This is compared with a national rental increase of 10.1% from April '22 to April '23.

This can partially be explained by the bounce back after rental deflation during the pandemic, as Australians return to densely populated areas now lockdowns and other restrictions are behind us.

However, with vacancy rates near record lows and a mismatch between supply and demand, the market looks likely to continue tightening.

After spiking in 2020, vacancy rates for both houses and units have been on a steep downward trajectory to currently sit at 1.2% and 0.9% respectively, far below the 3-5% average rate Core Logic say represents a balanced market.

Supply continues to be constricted, with the four week average for new capital city rental listings 20.9% below this time last year, and 39.8% less than the previous five year average.

Combined with a surge in overseas migration and international students, Australia simply doesn't have enough rental properties to go around.

Housesunits vacancy rates.JPG

Relief for renters on the way?

CoreLogic says that relief for renters is unlikely in the short to medium term, with no sign of the supply/demand discrepancy correcting itself.

There will likely be increased scrutiny on state governments, and the measures taken to protect renters.

From July this year, Queensland will only allow one rental increase per year, bringing it in line with NSW, Victoria, SA and Tasmania.
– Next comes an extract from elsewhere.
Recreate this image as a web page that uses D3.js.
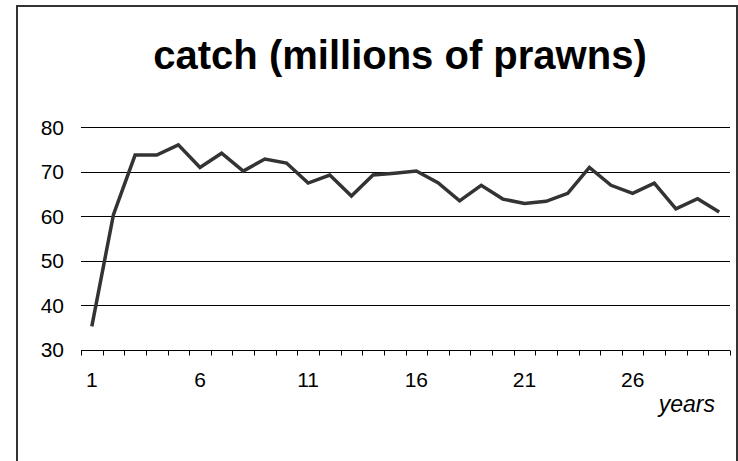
<!DOCTYPE html>
<html>
<head>
<meta charset="utf-8">
<script src="https://cdn.jsdelivr.net/npm/d3@7"></script>
<style>
  html, body { margin: 0; padding: 0; background: #fff; }
  svg { display: block; }
</style>
</head>
<body>
<svg id="chart" width="738" height="461"></svg>
<script>
// Annual prawn catch, in millions, over 30 years
const years = d3.range(1, 31);
const catchValues = [
  35.2, 60.3, 73.7, 73.7, 76.0, 70.9, 74.1, 70.1, 72.8, 71.9,
  67.4, 69.2, 64.5, 69.2, 69.6, 70.1, 67.5, 63.4, 66.9, 63.8,
  62.8, 63.3, 65.1, 70.9, 66.9, 65.1, 67.4, 61.6, 63.9, 60.9
];
const yTicks = [30, 40, 50, 60, 70, 80];
const xLabelEvery = 5;
const titleText = "catch (millions of prawns)";
const xAxisTitle = "years";

const svg = d3.select("#chart");
const font = "Liberation Sans, Arial, sans-serif";

// outer frame
svg.append("rect")
  .attr("x", 17).attr("y", 6)
  .attr("width", 720).attr("height", 520)
  .attr("fill", "none")
  .attr("stroke", "#333")
  .attr("stroke-width", 2);

const plot = { left: 81, right: 730, top: 127, bottom: 349.5 };

const x = d3.scaleBand()
  .domain(years)
  .range([plot.left, plot.right])
  .paddingInner(0).paddingOuter(0);

const y = d3.scaleLinear()
  .domain([30, 80])
  .range([plot.bottom, plot.top]);

// horizontal gridlines
svg.append("g")
  .selectAll("line")
  .data(yTicks.filter(t => t > 30))
  .join("line")
  .attr("x1", plot.left).attr("x2", plot.right)
  .attr("y1", d => Math.round(y(d)) + 0.5)
  .attr("y2", d => Math.round(y(d)) + 0.5)
  .attr("stroke", "#000")
  .attr("stroke-width", 1);

// y-axis labels
svg.append("g")
  .selectAll("text")
  .data(yTicks)
  .join("text")
  .attr("x", 64)
  .attr("y", d => y(d))
  .attr("dy", "0.36em")
  .attr("text-anchor", "end")
  .attr("font-family", font)
  .attr("font-size", 21)
  .attr("fill", "#000")
  .text(d => d);

// x axis: baseline with ticks at category boundaries
const xAxisY = Math.round(y(30)) + 0.5;
const ax = svg.append("g");
ax.append("line")
  .attr("x1", plot.left).attr("x2", plot.right)
  .attr("y1", xAxisY).attr("y2", xAxisY)
  .attr("stroke", "#000").attr("stroke-width", 1);
const boundaries = years.map(d => x(d)).concat([x(years[years.length - 1]) + x.bandwidth()]);
ax.selectAll("line.tick")
  .data(boundaries)
  .join("line")
  .attr("class", "tick")
  .attr("x1", d => Math.round(d) + 0.5).attr("x2", d => Math.round(d) + 0.5)
  .attr("y1", xAxisY).attr("y2", xAxisY + 5)
  .attr("stroke", "#000").attr("stroke-width", 1);

ax.selectAll("text")
  .data(years.filter((d, i) => i % xLabelEvery === 0))
  .join("text")
  .attr("x", d => x(d) + x.bandwidth() / 2)
  .attr("y", 387)
  .attr("text-anchor", "middle")
  .attr("font-family", font)
  .attr("font-size", 21)
  .attr("fill", "#000")
  .text(d => d);

svg.append("text")
  .attr("x", 715)
  .attr("y", 412)
  .attr("text-anchor", "end")
  .attr("font-family", font)
  .attr("font-style", "italic")
  .attr("font-size", 23)
  .attr("fill", "#000")
  .text(xAxisTitle);

// catch line
const line = d3.line()
  .x((d, i) => x(years[i]) + x.bandwidth() / 2)
  .y(d => y(d));

svg.append("path")
  .datum(catchValues)
  .attr("d", line)
  .attr("fill", "none")
  .attr("stroke", "#333")
  .attr("stroke-width", 3.5)
  .attr("stroke-linejoin", "miter");

// chart title
svg.append("text")
  .attr("x", 400)
  .attr("y", 69)
  .attr("text-anchor", "middle")
  .attr("font-family", font)
  .attr("font-weight", "bold")
  .attr("font-size", 40)
  .attr("fill", "#000")
  .text(titleText);
</script>
</body>
</html>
The move is designed to protect tenants from exorbitant rate jumps, but has drawn heavy criticism, from advocates for both tenants and landlords.

Some feel it is insufficient, while others, particularly real estate professionals, say that extra restrictions will deter people from investing in property, ultimately putting further restrictions on supply and exacerbating the problems.

“There’s already been an onslaught of rental legislative changes in our state and you begin to wonder how much more rental reform will Queensland property investors take," said Antonia Mercorella, the CEO of the Real Estate Institute of Queensland.

Alternative policy suggestions focus on the supply issues at source, particularly the building of new properties.

Supply chains were ravaged by Covid, driving up the cost of materials, while the construction industry also suffered from skilled labour shortages.

Consequently, the number of planned new residential properties is declining, a significant factor in housing supply problems.

Many are calling for substantial government investment to build new properties across Australia.

“The HIA has always agreed more needs to be done at the federal, state, and local level of government, to achieve a sustainable level of supply where both the cost of buying or renting a house is in the grasp of the average Australian,” said Jocelyn Martin, the deputy managing director of industry and policy at the Housing Industry Association.

In a 2017 report on Housing Affordability, Productivity Commission and former RBA governor Glenn Stevens also called for the approval process for new homes to be streamlined.

"What [the construction industry] need[s] is faster processes for converting zoning and development applications into construction and an ability to respond to those segments of the market that will accept smaller, lower cost dwellings," the report read.

What does May's cash rate increase mean?

While most coverage focuses on mortgage holders, yesterday's monetary policy decision is likely to bode ominously for renters as well.

Investment property owners typically pass on increases to their mortgage repayments to their tenants, but are also influenced by a multitude of other factors.

High interest rates also can dissuade buyers who would have bought a property to live in, keeping them in the pool of potential renters and keeping competition fierce.

Last week in a joint paper with the ABS, RBA economists revealed some insights into the state of the rental market.

"Over the past year, rents have increased for almost three-quarters of properties, up from around one-quarter every year pre-pandemic," the paper read.

"Since mid-2021, the majority of new tenants have been paying higher rent than was charged for the same property the year prior. This share increased to as high as 94% in February 2023, compared with 71% for properties with existing tenants."